Mathematically speaking the statement
Which is better: O(n log n) or O(n^2)
is not accurate, since as mentioned before Big O notation represents a set of functions. Hence, more accurate would have been "does O(n log n) contains O(n^2)". Nonetheless, typically such relaxed phrasing is normally used to quantify (for the worst-case scenario) how a set of algorithms behaves compared with another set of algorithms regarding the increase of their input sizes. To compare two classes of algorithms (e.g., O(n log n) and O(n^2)) instead of
Anyway, I find out in the project info that if n<100, then O(n^2) is
more efficient, but if n>=100, then O(n*log2n) is more efficient.
you should analyze how both classes of algorithms behaves with the increase of their input size (i.e., n) for the worse-case scenario; analyzing n when it tends to the infinity
As #cem rightly point it out, in the image "big-O denote one of the asymptotically least upper-bounds of the plotted functions, and does not refer to the sets O(f(n))"
As you can see in the image after a certain input, O(n log n) (green line) grows slower than O(n^2) (orange line). That is why (for the worst-case) O(n log n) is more desirable than O(n^2) because one can increase the input size, and the growth rate will increase slower with the former than with the latter.
First, it is not quite correct to compare asymptotic complexity mixed with N constraint. I.E., I can state:
O(n^2) is slower than O(n * log(n)), because the definition of Big O notation will include n is growing infinitely.
For particular N it is possible to say which algorithm is faster by simply comparing N^2 * ALGORITHM_CONSTANT and N * log(N) * ALGORITHM_CONSTANT, where ALGORITHM_CONSTANT depends on the algorithm. For example, if we traverse array twice to do our job, asymptotic complexity will be O(N) and ALGORITHM_CONSTANT will be 2.
Also I'd like to mention that O(N * log2N) which I assume logariphm on basis 2 (log2N) is actually the same as O(N * log(N)) because of logariphm properties.

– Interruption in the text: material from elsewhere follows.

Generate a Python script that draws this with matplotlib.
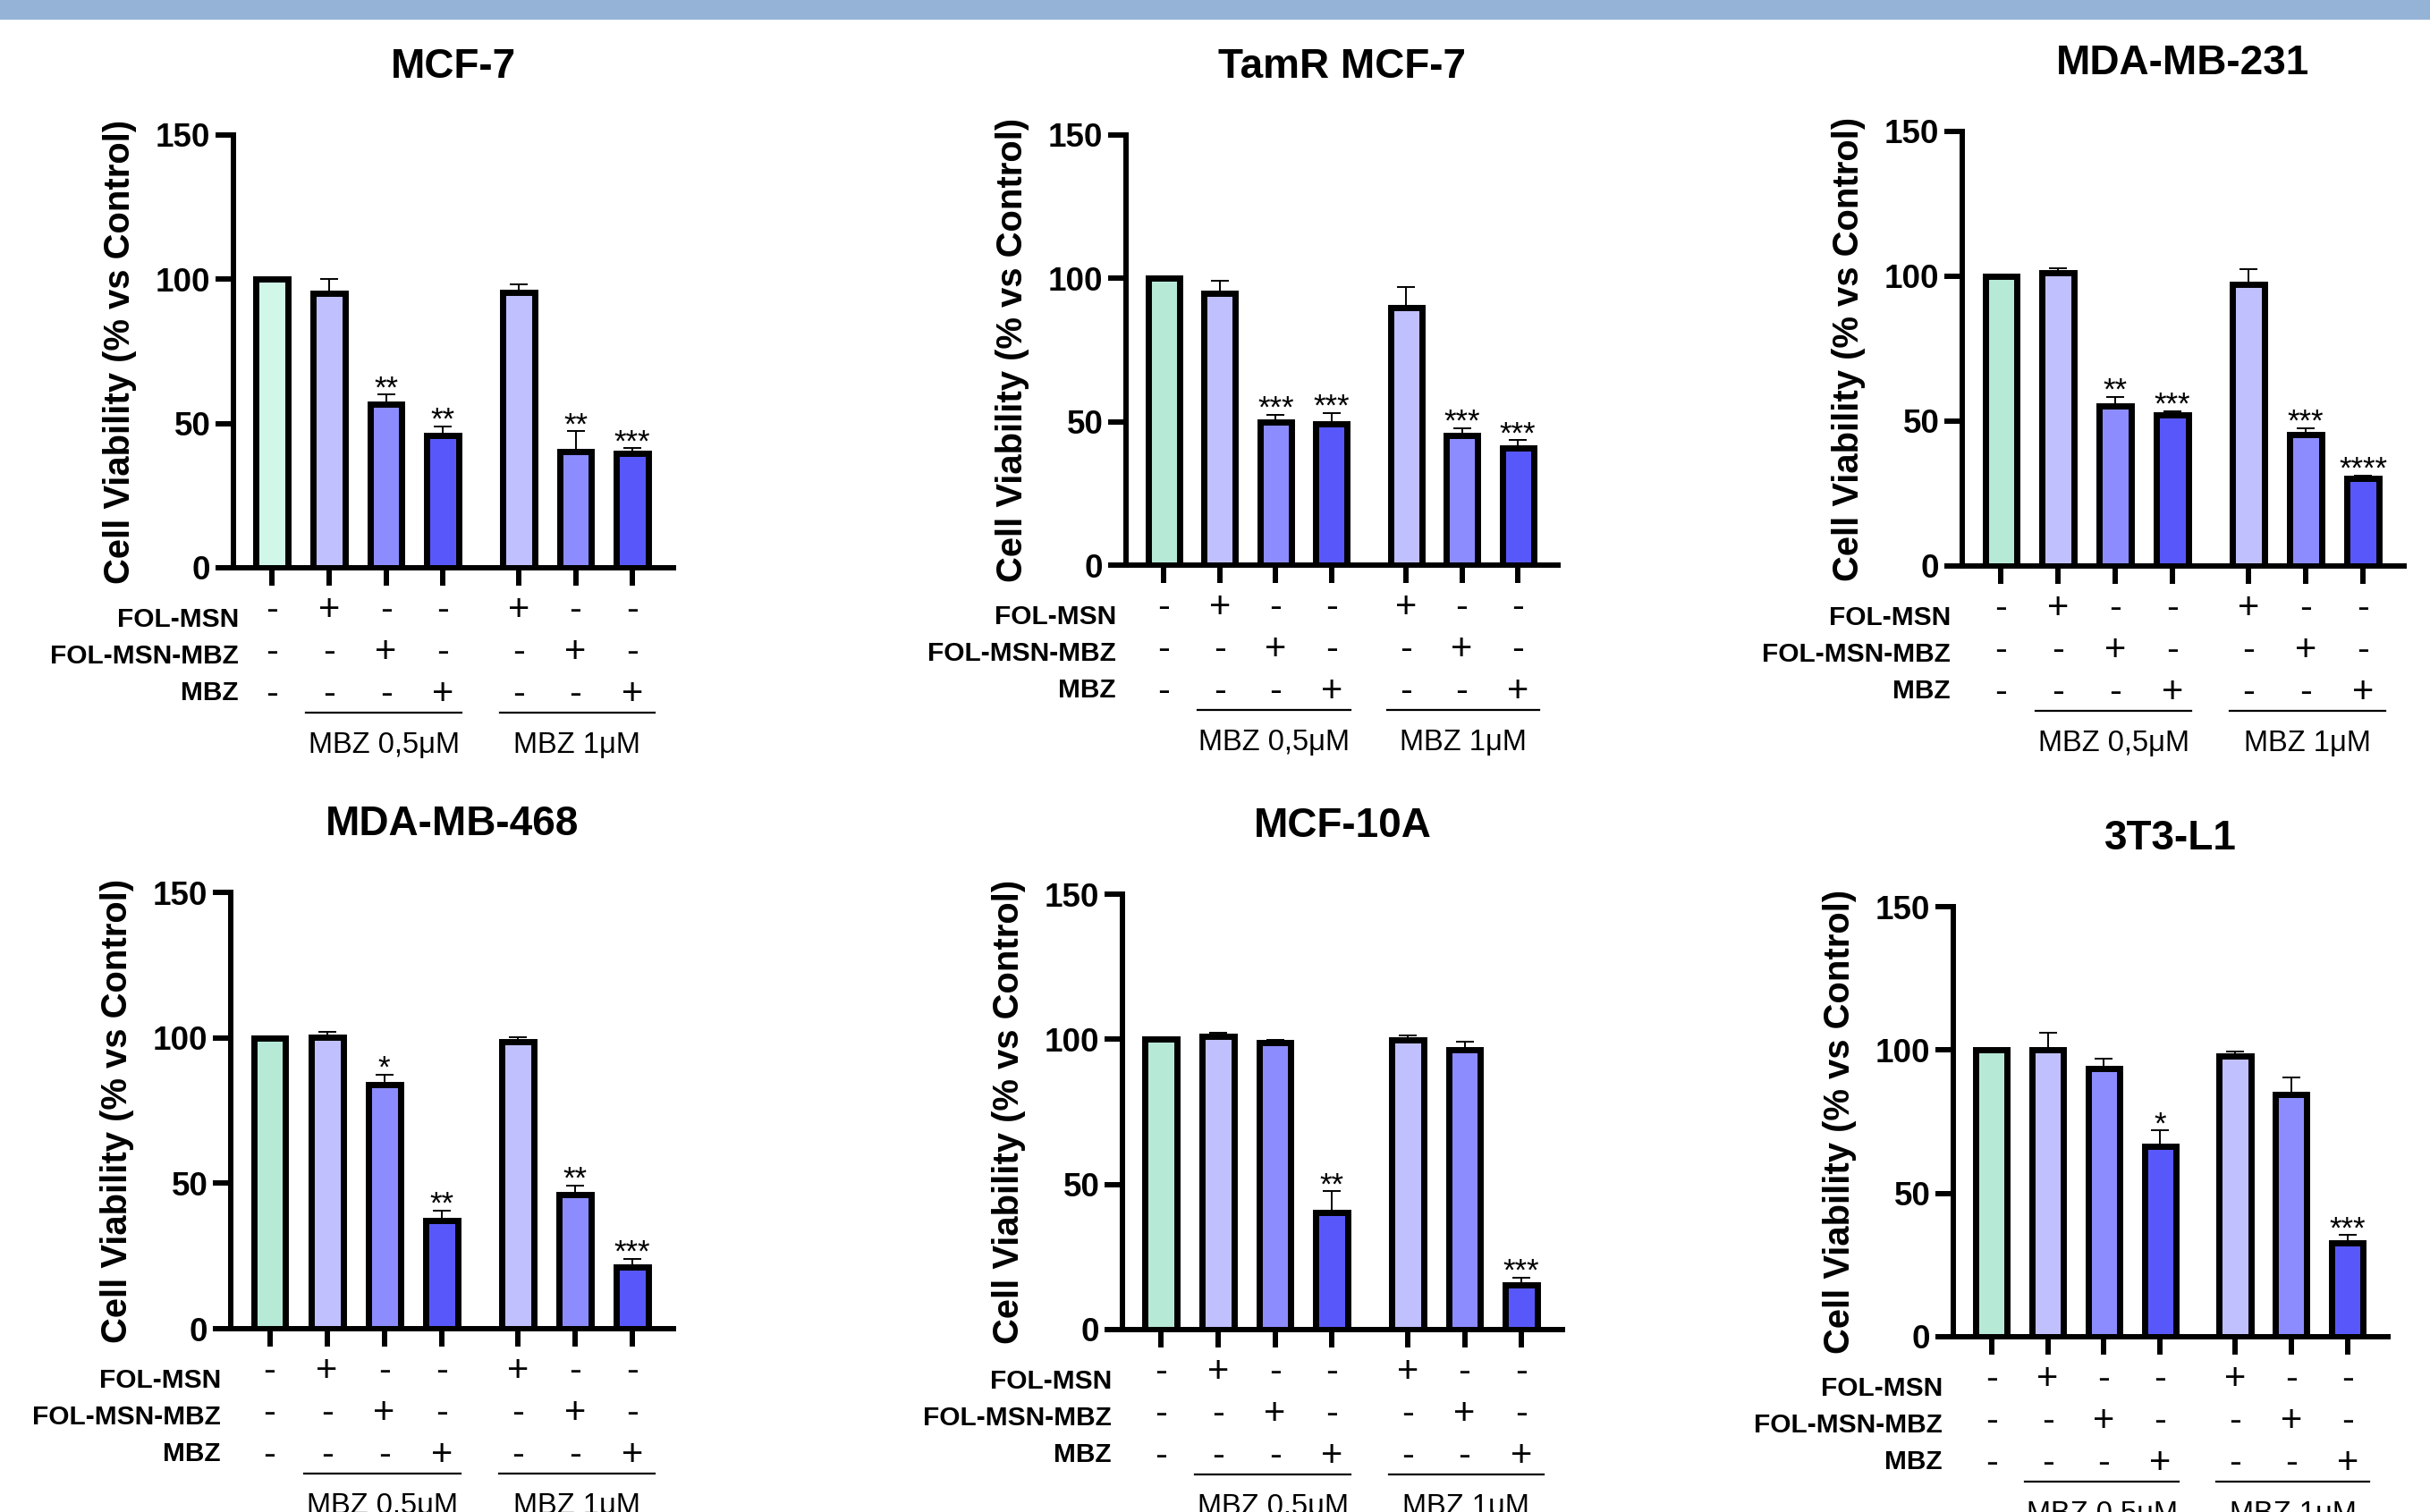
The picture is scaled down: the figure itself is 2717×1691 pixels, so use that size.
import matplotlib
matplotlib.use("Agg")
import matplotlib.pyplot as plt
import matplotlib.transforms as mtransforms
from matplotlib.patches import Rectangle
import numpy as np

plt.rcParams["font.family"] = ["Liberation Sans", "DejaVu Sans"]

# ---- data ----
CELL_LINES = ["MCF-7", "TamR MCF-7", "MDA-MB-231", "MDA-MB-468", "MCF-10A", "3T3-L1"]

MCF7_MEAN = [100, 95.2, 56.8, 45.8, 95.3, 40.4, 39.6]
MCF7_ERR = [0, 5.0, 3.2, 3.3, 2.9, 6.9, 1.8]
MCF7_STARS = ["", "", "**", "**", "", "**", "***"]

TAMR_MEAN = [100, 94.8, 50.0, 49.3, 89.8, 45.1, 40.7]
TAMR_ERR = [0, 4.4, 2.5, 3.7, 7.1, 2.7, 2.9]
TAMR_STARS = ["", "", "***", "***", "", "***", "***"]

MDA231_MEAN = [100, 101.3, 55.4, 52.1, 97.1, 45.4, 30.1]
MDA231_ERR = [0, 1.6, 2.9, 1.3, 5.4, 2.1, 1.2]
MDA231_STARS = ["", "", "**", "***", "", "***", "****"]

MDA468_MEAN = [100, 100.3, 84.0, 37.2, 98.7, 46.0, 21.3]
MDA468_ERR = [0, 1.7, 3.4, 3.5, 1.6, 3.3, 2.8]
MDA468_STARS = ["", "", "*", "**", "", "**", "***"]

MCF10A_MEAN = [100, 101.0, 99.0, 40.2, 99.7, 96.4, 15.4]
MCF10A_ERR = [0, 1.2, 0.9, 7.4, 1.6, 2.9, 2.5]
MCF10A_STARS = ["", "", "", "**", "", "", "***"]

T3L1_MEAN = [100, 100.0, 93.6, 66.3, 97.8, 84.4, 32.6]
T3L1_ERR = [0, 6.1, 3.4, 5.7, 1.8, 5.9, 2.8]
T3L1_STARS = ["", "", "", "*", "", "", "***"]

ROW_LABELS = ["FOL-MSN", "FOL-MSN-MBZ", "MBZ"]
FOL_MSN = ["-", "+", "-", "-", "+", "-", "-"]
FOL_MSN_MBZ = ["-", "-", "+", "-", "-", "+", "-"]
MBZ = ["-", "-", "-", "+", "-", "-", "+"]
GROUP_LABELS = ["MBZ 0,5\u03bcM", "MBZ 1\u03bcM"]

MEANS = [MCF7_MEAN, TAMR_MEAN, MDA231_MEAN, MDA468_MEAN, MCF10A_MEAN, T3L1_MEAN]
ERRS = [MCF7_ERR, TAMR_ERR, MDA231_ERR, MDA468_ERR, MCF10A_ERR, T3L1_ERR]
STARS = [MCF7_STARS, TAMR_STARS, MDA231_STARS, MDA468_STARS, MCF10A_STARS, T3L1_STARS]

# ---- layout / style ----
W, H = 2717, 1691
X = np.array([0, 1, 2, 3, 4.33, 5.33, 6.33])
GROUP_SPANS = [(0.6, 3.33), (4.0, 6.72)]
# axes boxes in pixels: left, right, top(150), bottom(0)
BOXES = [
    (261, 753, 151, 635),
    (1259, 1742, 151, 632),
    (2194, 2688, 147, 633),
    (258, 753, 998, 1486),
    (1255, 1747, 1000, 1487),
    (2184, 2670, 1014, 1495),
]
LABEL_SHIFT = [6, -11, -13, -11, -12, -12]
CONTROL_COLORS = ["#D0F7E8", "#B6E9D6", "#B6E9D6", "#B6E9D6", "#B6E9D6", "#B6E9D6"]
TREAT_COLORS = ["#C0C0FF", "#8C8CFF", "#5858FA", "#C0C0FF", "#8C8CFF", "#5858FA"]

fig = plt.figure(figsize=(W / 100, H / 100), dpi=100)
fig.patches.append(Rectangle((0, 1 - 22 / H), 1, 22 / H, transform=fig.transFigure,
                             facecolor="#95B3D7", edgecolor="none"))


def off(trans, dx=0, dy=0):
    return mtransforms.offset_copy(trans, fig=fig, x=dx, y=dy, units="dots")


for i, (left, right, top, bottom) in enumerate(BOXES):
    ax = fig.add_axes([left / W, 1 - bottom / H, (right - left) / W, (bottom - top) / H])
    mean = np.array(MEANS[i])
    err = np.array(ERRS[i])
    colors = [CONTROL_COLORS[i]] + TREAT_COLORS

    has_err = err > 0
    ax.errorbar(X[has_err], mean[has_err], yerr=[np.zeros(has_err.sum()), err[has_err]],
                fmt="none", ecolor="black", elinewidth=1.4, capsize=7.5, capthick=1.4, zorder=1)
    ax.bar(X, mean, width=0.56, color=colors, edgecolor="black", linewidth=5, zorder=2)

    for xi, m, e, s in zip(X, mean, err, STARS[i]):
        if s:
            ax.text(xi, m + e, s, ha="center", va="baseline", fontsize=25,
                    transform=off(ax.transData, 0, -3))

    ax.set_xlim(-0.68, 7.05)
    ax.set_ylim(0, 150)
    ax.set_yticks([0, 50, 100, 150])
    ax.set_xticks(X)
    ax.set_xticklabels([])
    for sp in ("top", "right"):
        ax.spines[sp].set_visible(False)
    for sp in ("left", "bottom"):
        ax.spines[sp].set_linewidth(4.3)
    ax.tick_params(axis="both", direction="out", length=14.5, width=4.3)
    ax.tick_params(axis="y", labelsize=26.5, pad=4)
    for lab in ax.get_yticklabels():
        lab.set_fontweight("bold")

    axw = right - left
    ax.text(-127 / axw, 0.5, "Cell Viability (% vs Control)", rotation=90,
            ha="center", va="center", fontsize=28.8, fontweight="bold", transform=ax.transAxes)

    ax.text(0.5, 1, CELL_LINES[i], ha="center", va="baseline", fontsize=33,
            fontweight="bold", transform=off(ax.transAxes, 0, 64))

    # treatment table below the axis
    xa = mtransforms.blended_transform_factory(ax.transData, ax.transAxes)
    for r, (label, signs) in enumerate(zip(ROW_LABELS, [FOL_MSN, FOL_MSN_MBZ, MBZ])):
        ax.text(0, 0, label, ha="right", va="baseline", fontsize=21.5, fontweight="bold",
                transform=off(ax.transAxes, LABEL_SHIFT[i], -(66 + 41 * r)))
        for xi, s in zip(X, signs):
            ax.text(xi, 0, s, ha="center", va="baseline", fontsize=30,
                    transform=off(xa, 0, -(59 + 47 * r)))

    for (x0, x1), g in zip(GROUP_SPANS, GROUP_LABELS):
        ax.plot([x0, x1], [0, 0], color="black", lw=1.6, clip_on=False,
                transform=off(xa, 0, -162))
        ax.text((x0 + x1) / 2, 0, g, ha="center", va="baseline", fontsize=23.5,
                transform=off(xa, 0, -207))

    ax.set_xlim(-0.68, 7.05)
    ax.set_ylim(0, 150)

fig.savefig("out.png", dpi=100)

We have two way to compare two Algo
->first way is very simple compare and apply limit
T1(n)-Algo1
T2(n)=Alog2
lim (n->infinite) T1(n)/T2(n)=m
(i)if m=0 Algo1 is faster than Algo2
(ii)m=k Both are same
(iii)m=infinite Algo2 is faster
*Second way pretty simple as compare to 1st there you just take a log of both but do not neglet multi constant
Algo 1=log n
Algo 2=sqr(n)
keep log n =x
Any poly>its log
O(sqr(n))>o(logn)
I am a mathematician so i will try to explain why n^2 is faster than nlogn for small values of n , with a simple limit , while n-->0 :
lim n^2 / nlogn = lim n / logn = 0 / -inf = 0
so , for small values of n ( in this case "small value" is n existing in [1,99] ) , the nlogn is faster than n^2 , 'cause as we see limit = 0 .
But why n-->0? Because n in an algorithm can take "big" values , so when n<100 , it is considered like a very small value so we can take the limit n-->0.